CAMPAIGNERS against anti-independence reporting in the BBC have hit out after it emerged the broadcaster’s former political editor Nick Robinson had two private meetings with David Cameron in the weeks leading up to last year’s referendum.

Robinson, who has since stood down as the channel’s political editor, met with the Prime Minister on August 28 and 31 last year, just weeks before Scotland went to the polls for the historic vote on September 18.

However, Scottish Government records of the former First Minister show no meetings between Robinson and Alex Salmond for the whole of August or September last year, raising further concerns that the journalist was not making the same degree of effort to research or broadcast reports that were fair to the Yes side.

Many Yes campaigners blame BBC reporting for losing the referendum that resulted in a 55 per cent to 45 per cent win for the pro-Union Better Together side.

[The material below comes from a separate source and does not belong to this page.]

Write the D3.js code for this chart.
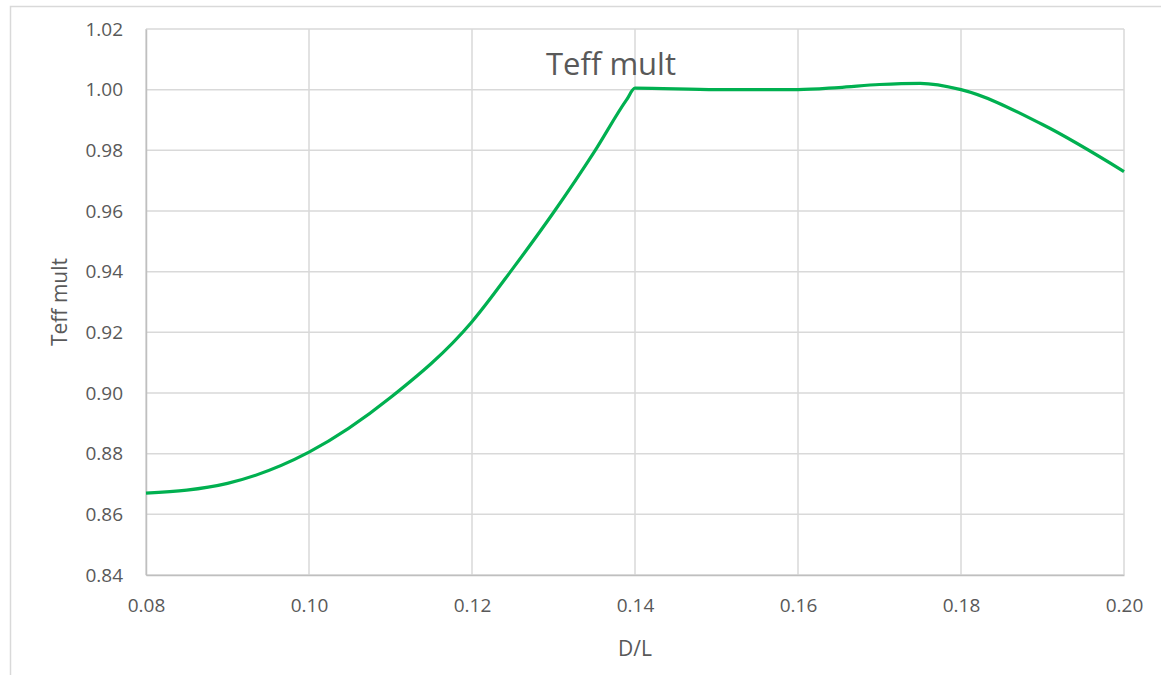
<!DOCTYPE html>
<html>
<head>
<meta charset="utf-8">
<script src="https://cdn.jsdelivr.net/npm/d3@7"></script>
<style>
  body { margin: 0; background: #fff; }
  svg { display: block; font-family: "Open Sans", Lato, sans-serif; }
</style>
</head>
<body>
<svg width="1161" height="675"></svg>
<script>
"use strict";

// D/L values and the matching Teff mult readings
const dl = [0.08, 0.09, 0.10, 0.11, 0.12, 0.125, 0.13, 0.135, 0.139, 0.14, 0.15, 0.16, 0.165, 0.17, 0.175, 0.18, 0.19, 0.20];
const teff = [0.867, 0.8702, 0.8805, 0.8985, 0.9235, 0.941, 0.9595, 0.9795, 0.9968, 1.0005, 1.0, 1.0, 1.0007, 1.0017, 1.0021, 1.0, 0.9885, 0.973];

const xTicks = [0.08, 0.10, 0.12, 0.14, 0.16, 0.18, 0.20];
const yTicks = [0.84, 0.86, 0.88, 0.90, 0.92, 0.94, 0.96, 0.98, 1.00, 1.02];

const svg = d3.select("svg");

// chart area outline (left and top edges only are visible)
svg.append("path")
  .attr("d", "M10.5,675V6.5H1161")
  .attr("fill", "none")
  .attr("stroke", "#d9d9d9")
  .attr("stroke-width", 1.5);

const margin = { top: 29, left: 146, right: 37, bottom: 100 };
const width = 1161, height = 675;
const innerWidth = width - margin.left - margin.right;
const innerHeight = height - margin.top - margin.bottom;

const x = d3.scaleLinear().domain([0.08, 0.20]).range([0, innerWidth]);
const y = d3.scaleLinear().domain([0.84, 1.02]).range([innerHeight, 0]);

const g = svg.append("g").attr("transform", `translate(${margin.left},${margin.top})`);

// gridlines
g.append("g")
  .selectAll("line")
  .data(yTicks)
  .enter()
  .append("line")
  .attr("x1", 0).attr("x2", innerWidth)
  .attr("y1", (d) => y(d)).attr("y2", (d) => y(d))
  .attr("stroke", "#d9d9d9")
  .attr("stroke-width", 1.5);

g.append("g")
  .selectAll("line")
  .data(xTicks)
  .enter()
  .append("line")
  .attr("x1", (d) => x(d)).attr("x2", (d) => x(d))
  .attr("y1", 0).attr("y2", innerHeight)
  .attr("stroke", "#d9d9d9")
  .attr("stroke-width", 1.5);

// axes
const yAxis = d3.axisLeft(y).tickValues(yTicks).tickFormat(d3.format(".2f")).tickSize(0).tickPadding(23);
const xAxis = d3.axisBottom(x).tickValues(xTicks).tickFormat(d3.format(".2f")).tickSize(0).tickPadding(24);

const yAxisGroup = g.append("g").call(yAxis);
yAxisGroup.select(".domain").attr("stroke", "#bfbfbf").attr("stroke-width", 1.5);

const xAxisGroup = g.append("g").attr("transform", `translate(0,${innerHeight})`).call(xAxis);
xAxisGroup.select(".domain").attr("stroke", "#bfbfbf").attr("stroke-width", 1.5);

svg.selectAll(".tick text")
  .attr("fill", "#595959")
  .style("font-size", "19px")
  .style("font-family", "'Open Sans', Lato, sans-serif");

// the line
const line = d3.line()
  .x((d, i) => x(dl[i]))
  .y((d) => y(d))
  .curve(d3.curveMonotoneX);

g.append("path")
  .datum(teff)
  .attr("d", line)
  .attr("fill", "none")
  .attr("stroke", "#00b050")
  .attr("stroke-width", 3.2)
  .attr("stroke-linejoin", "round");

// titles
svg.append("text")
  .attr("x", 611).attr("y", 75)
  .attr("text-anchor", "middle")
  .attr("fill", "#595959")
  .style("font-size", "31px")
  .text("Teff mult");

svg.append("text")
  .attr("transform", `translate(67,${margin.top + innerHeight / 2}) rotate(-90)`)
  .attr("text-anchor", "middle")
  .attr("fill", "#595959")
  .style("font-size", "21px")
  .text("Teff mult");

svg.append("text")
  .attr("x", margin.left + innerWidth / 2).attr("y", 656)
  .attr("text-anchor", "middle")
  .attr("fill", "#595959")
  .style("font-size", "21px")
  .text("D/L");
</script>
</body>
</html>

“This is further evidence that Robinson wasn’t even interested in hearing the pro-independence argument,” said Gordon Ross, an SNP member who campaigns against anti-independence bias on the BBC.

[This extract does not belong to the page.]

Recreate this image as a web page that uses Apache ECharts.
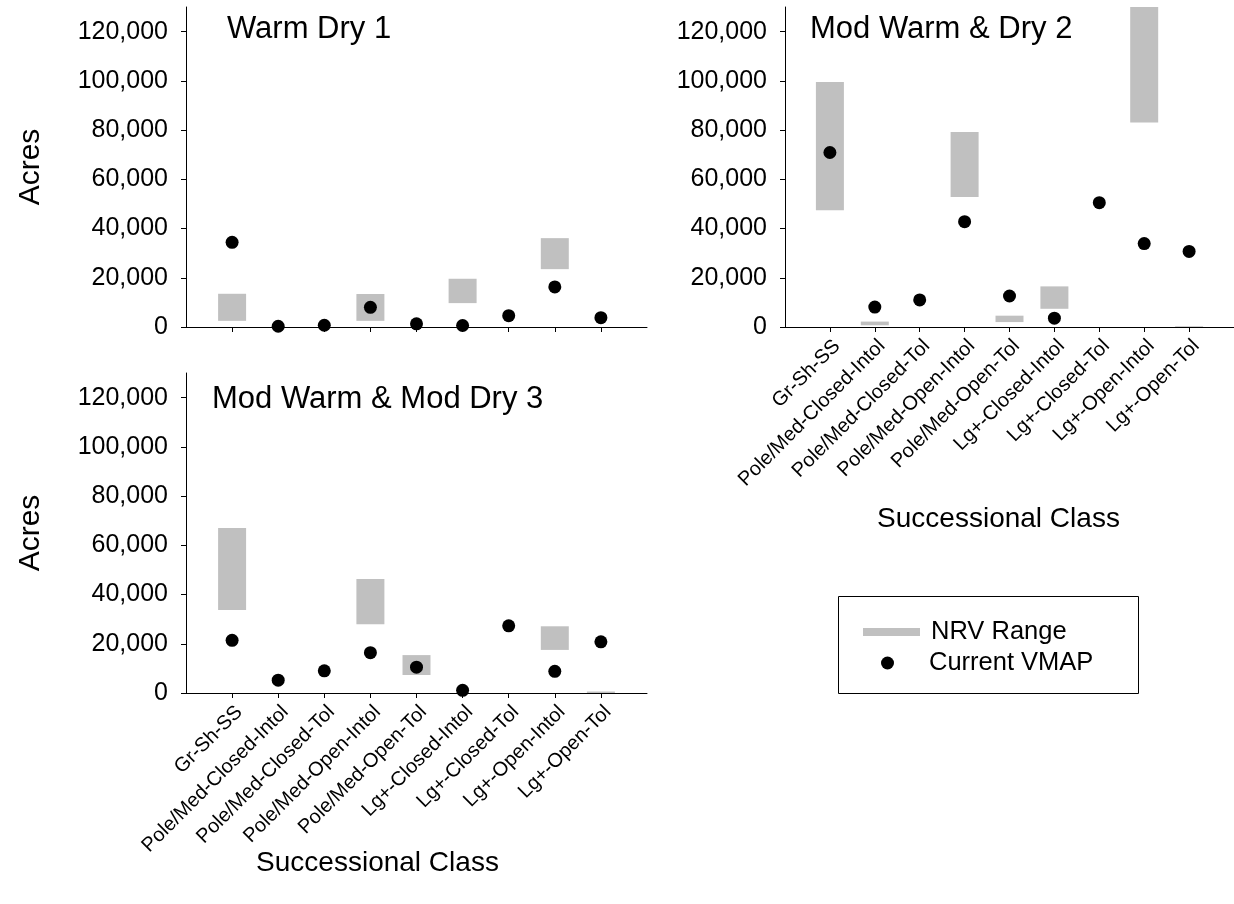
<!DOCTYPE html>
<html>
<head>
<meta charset="utf-8">
<script src="https://cdn.jsdelivr.net/npm/echarts@6/dist/echarts.min.js"></script>
<style>
html,body{margin:0;padding:0;background:#fff;}
#chart{width:1234px;height:904px;}
</style>
</head>
<body>
<div id="chart"></div>
<script>
const categories = ['Gr-Sh-SS','Pole/Med-Closed-Intol','Pole/Med-Closed-Tol','Pole/Med-Open-Intol','Pole/Med-Open-Tol','Lg+-Closed-Intol','Lg+-Closed-Tol','Lg+-Open-Intol','Lg+-Open-Tol'];
const yTicks = [0, 20000, 40000, 60000, 80000, 100000, 120000];
const panelTitles = ['Warm Dry 1', 'Mod Warm & Dry 2', 'Mod Warm & Mod Dry 3'];

// Panel 1: Warm Dry 1
const nrvLow1  = [2500, null, null, 2500, null, 9700, null, 23500, null];
const nrvHigh1 = [13500, null, null, 13400, null, 19600, null, 36100, null];
const current1 = [34400, 300, 700, 8000, 1300, 600, 4600, 16300, 3800];

// Panel 2: Mod Warm & Dry 2
const nrvLow2  = [47400, 700, null, 52800, 2000, 7400, null, 83100, 0];
const nrvHigh2 = [99500, 2200, null, 79200, 4600, 16500, null, 140000, 300];
const current2 = [70900, 8100, 11000, 42800, 12600, 3600, 50500, 33900, 30700];

// Panel 3: Mod Warm & Mod Dry 3
const nrvLow3  = [33700, null, null, 27900, 7300, null, null, 17500, 0];
const nrvHigh3 = [67000, null, null, 46300, 15400, null, null, 27100, 600];
const current3 = [21400, 5200, 9000, 16400, 10500, 1100, 27300, 8800, 20800];

const FONT = '"Liberation Sans", Arial, Helvetica, sans-serif';
const pad = a => ['-'].concat(a.map(v => v === null ? '-' : v)).concat(['-']);
const xCats = [''].concat(categories).concat(['']);

const panels = [
  {low: nrvLow1, high: nrvHigh1, cur: current1, grid: {left: 186, top: 7, width: 461, height: 320}, labels: false, acres: true, xName: false},
  {low: nrvLow2, high: nrvHigh2, cur: current2, grid: {left: 785, top: 7, width: 461, height: 320}, labels: true, acres: false, xName: true, nameGap: 178, namePad: 22},
  {low: nrvLow3, high: nrvHigh3, cur: current3, grid: {left: 186, top: 373, width: 461, height: 320}, labels: true, acres: true, xName: true, nameGap: 156, namePad: 78}
];

const grids = [], xAxes = [], yAxes = [], series = [];
panels.forEach((p, i) => {
  grids.push(Object.assign({containLabel: false}, p.grid));
  xAxes.push({
    type: 'category', gridIndex: i, data: xCats, boundaryGap: false,
    axisLine: {lineStyle: {color: '#000', width: 1}},
    axisTick: {show: true, length: 5, lineStyle: {color: '#000'}, interval: (idx, v) => v !== ''},
    axisLabel: {show: p.labels, rotate: 45, fontSize: 20, color: '#000', fontFamily: FONT, interval: (idx, v) => v !== '', margin: 9, verticalAlign: 'top'},
    name: p.xName ? 'Successional Class' : '',
    nameLocation: 'middle', nameGap: p.nameGap || 0, nameMoveOverlap: false,
    nameTextStyle: {fontSize: 28, color: '#000', fontFamily: FONT, padding: [0, p.namePad || 0, 0, 0]},
    splitLine: {show: false}
  });
  yAxes.push({
    type: 'value', gridIndex: i, min: 0, max: 130000,
    axisLine: {show: true, lineStyle: {color: '#000', width: 1}},
    axisTick: {show: true, length: 5, lineStyle: {color: '#000'}, customValues: yTicks},
    axisLabel: {fontSize: 25, color: '#000', fontFamily: FONT, margin: 18, customValues: yTicks,
      formatter: v => Number(v).toLocaleString('en-US')},
    splitLine: {show: false},
    name: p.acres ? 'Acres' : '', nameLocation: 'middle', nameGap: 140, nameRotate: 90, nameMoveOverlap: false,
    nameTextStyle: {fontSize: 30, color: '#000', fontFamily: FONT}
  });
  const lows = pad(p.low);
  const ranges = pad(p.high.map((h, k) => (h === null ? null : h - p.low[k])));
  series.push({
    type: 'bar', name: 'base' + i, xAxisIndex: i, yAxisIndex: i, stack: 'nrv' + i,
    data: lows, barWidth: 28, itemStyle: {color: 'rgba(255,255,255,0)'}, silent: true
  });
  series.push({
    type: 'bar', name: 'NRV Range', xAxisIndex: i, yAxisIndex: i, stack: 'nrv' + i,
    data: ranges, barWidth: 28, itemStyle: {color: '#c0c0c0'}
  });
  series.push({
    type: 'scatter', name: 'Current VMAP', xAxisIndex: i, yAxisIndex: i,
    data: pad(p.cur), symbol: 'circle', symbolSize: 13, itemStyle: {color: '#000', opacity: 1}, z: 5
  });
});

const titleStyle = {fontSize: 31, fontWeight: 'normal', color: '#000', fontFamily: FONT};
const option = {
  animation: false,
  textStyle: {fontFamily: FONT, color: '#000'},
  title: [
    {text: panelTitles[0], left: 222, top: 9, textStyle: titleStyle},
    {text: panelTitles[1], left: 805, top: 9, textStyle: titleStyle},
    {text: panelTitles[2], left: 207, top: 379, textStyle: titleStyle}
  ],
  legend: [
    {left: 858, top: 614, itemWidth: 57, itemHeight: 8, selectedMode: false,
      data: [{name: 'NRV Range', icon: 'rect'}],
      textStyle: {fontSize: 25.5, color: '#000', fontFamily: FONT, padding: [0, 0, 0, 6]}},
    {left: 876, top: 645, itemWidth: 57, itemHeight: 13, selectedMode: false,
      data: [{name: 'Current VMAP', icon: 'circle'}],
      textStyle: {fontSize: 25.5, color: '#000', fontFamily: FONT, padding: [0, 0, 0, 8]}}
  ],
  graphic: [
    {type: 'rect', shape: {x: 838.5, y: 596.5, width: 300, height: 97}, style: {fill: 'none', stroke: '#000', lineWidth: 1}, silent: true}
  ],
  grid: grids, xAxis: xAxes, yAxis: yAxes, series: series
};

const chart = echarts.init(document.getElementById('chart'), null, {renderer: 'canvas'});
chart.setOption(option);
</script>
</body>
</html>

“It shows that in the days ahead of the vote Robinson was cosying up to David Cameron to listen to his anti-independence propaganda while failing to meet with the then-First Minister to hear the case for Scottish independence and give his reports some balance.”

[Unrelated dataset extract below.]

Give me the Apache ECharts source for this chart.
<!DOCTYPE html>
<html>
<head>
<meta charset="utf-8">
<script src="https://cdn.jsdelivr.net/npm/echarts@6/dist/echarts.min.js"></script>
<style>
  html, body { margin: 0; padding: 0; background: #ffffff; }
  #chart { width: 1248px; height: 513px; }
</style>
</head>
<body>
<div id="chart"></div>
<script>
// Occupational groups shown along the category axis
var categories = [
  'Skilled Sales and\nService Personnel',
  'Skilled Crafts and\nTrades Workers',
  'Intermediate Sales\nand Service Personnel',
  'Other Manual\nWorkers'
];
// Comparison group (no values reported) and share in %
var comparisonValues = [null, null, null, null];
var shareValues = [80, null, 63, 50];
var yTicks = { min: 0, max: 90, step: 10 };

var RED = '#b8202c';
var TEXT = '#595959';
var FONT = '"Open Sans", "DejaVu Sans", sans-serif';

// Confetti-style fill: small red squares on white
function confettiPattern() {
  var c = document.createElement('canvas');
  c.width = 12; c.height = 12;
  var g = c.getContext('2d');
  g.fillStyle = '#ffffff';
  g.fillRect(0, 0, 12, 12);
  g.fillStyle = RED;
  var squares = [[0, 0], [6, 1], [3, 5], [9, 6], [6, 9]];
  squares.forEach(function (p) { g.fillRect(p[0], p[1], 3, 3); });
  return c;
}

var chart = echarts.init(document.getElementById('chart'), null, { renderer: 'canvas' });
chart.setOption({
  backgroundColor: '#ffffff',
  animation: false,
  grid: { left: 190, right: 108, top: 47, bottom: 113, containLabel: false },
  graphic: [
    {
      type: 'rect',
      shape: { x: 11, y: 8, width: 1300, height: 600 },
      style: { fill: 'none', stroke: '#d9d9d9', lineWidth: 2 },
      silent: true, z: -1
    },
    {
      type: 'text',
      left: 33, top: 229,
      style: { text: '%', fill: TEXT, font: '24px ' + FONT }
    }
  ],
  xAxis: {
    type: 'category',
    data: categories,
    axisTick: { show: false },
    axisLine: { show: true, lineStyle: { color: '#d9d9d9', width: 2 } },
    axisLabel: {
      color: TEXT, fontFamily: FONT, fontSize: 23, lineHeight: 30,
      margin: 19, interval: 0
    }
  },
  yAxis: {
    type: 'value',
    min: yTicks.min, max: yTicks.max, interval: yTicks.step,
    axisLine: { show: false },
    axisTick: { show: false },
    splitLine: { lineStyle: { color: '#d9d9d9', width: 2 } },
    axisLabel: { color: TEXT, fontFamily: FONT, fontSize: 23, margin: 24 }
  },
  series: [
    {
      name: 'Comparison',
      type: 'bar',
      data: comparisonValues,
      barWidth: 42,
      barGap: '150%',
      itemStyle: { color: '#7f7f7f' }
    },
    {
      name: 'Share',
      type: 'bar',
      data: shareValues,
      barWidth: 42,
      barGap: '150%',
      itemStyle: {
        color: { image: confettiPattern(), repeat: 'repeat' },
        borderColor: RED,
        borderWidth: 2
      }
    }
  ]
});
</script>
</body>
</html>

Earlier this year Salmond said Robinson should be “embarrassed and ashamed” of his coverage of the independence referendum when he hit back after the former BBC political editor said journalists were given “Putin-like” treatment by Yes campaigners.

Salmond described the comments as “ludicrous”.

Robinson, who has since joined Radio 4’s Today programme, was accused of bias in the run up to last year’s independence referendum after getting into a high-profile confrontation with Salmond over the BBC’s coverage of a story about the possible relocation of RBS.

The spat at a press conference in Edinburgh resulted in the then SNP leader accusing Robinson of bias and Yes campaigners calling for him to be sacked, carrying a giant banner with his face on it at a mass protest outside BBC Scotland’s Glasgow headquarters.

Details of the Cameron-Robinson meetings emerged in documents published by Whitehall over the weekend.

Released under the UK Government’s transparency procedures, it revealed that August 28, three weeks before polling day, was a particularly busy 24 hours in the Prime Minister’s diary.

According to the record, he met Robinson as well as Rona Fairhead from the BBC Trust for a “general discussion”.

On the same day, Cameron had talks with Gordon Smart, editor of the Sun’s Scottish edition.

He also had a “round-table” with Scottish business owners Castle Precision Engineers, Star Equestrian, Jack Perry, MacTaggart, Scott & Co Ltd, Maxxium UK, Ian Bankier, the Celtic chairman, and Malcolm Group.

Later, the PM had another general discussion with the CBI as well as CBI Scotland, Clydesdale and Yorkshire Banks, the Weir Group PLC, Standard Life, M Computer Technologies, ScottishPower and GPW.

Three days later, Cameron had another “general discussion” with Robinson, Martin Ivens of the Sunday Times and the Economist.

Last night a BBC spokeswoman said the broadcaster stood by its reporting of the independence referendum campaign.

She said: “We focused on delivering high-quality journalism that outlined the arguments and looked at all the issues in a balanced and impartial way. We believe we achieved that.”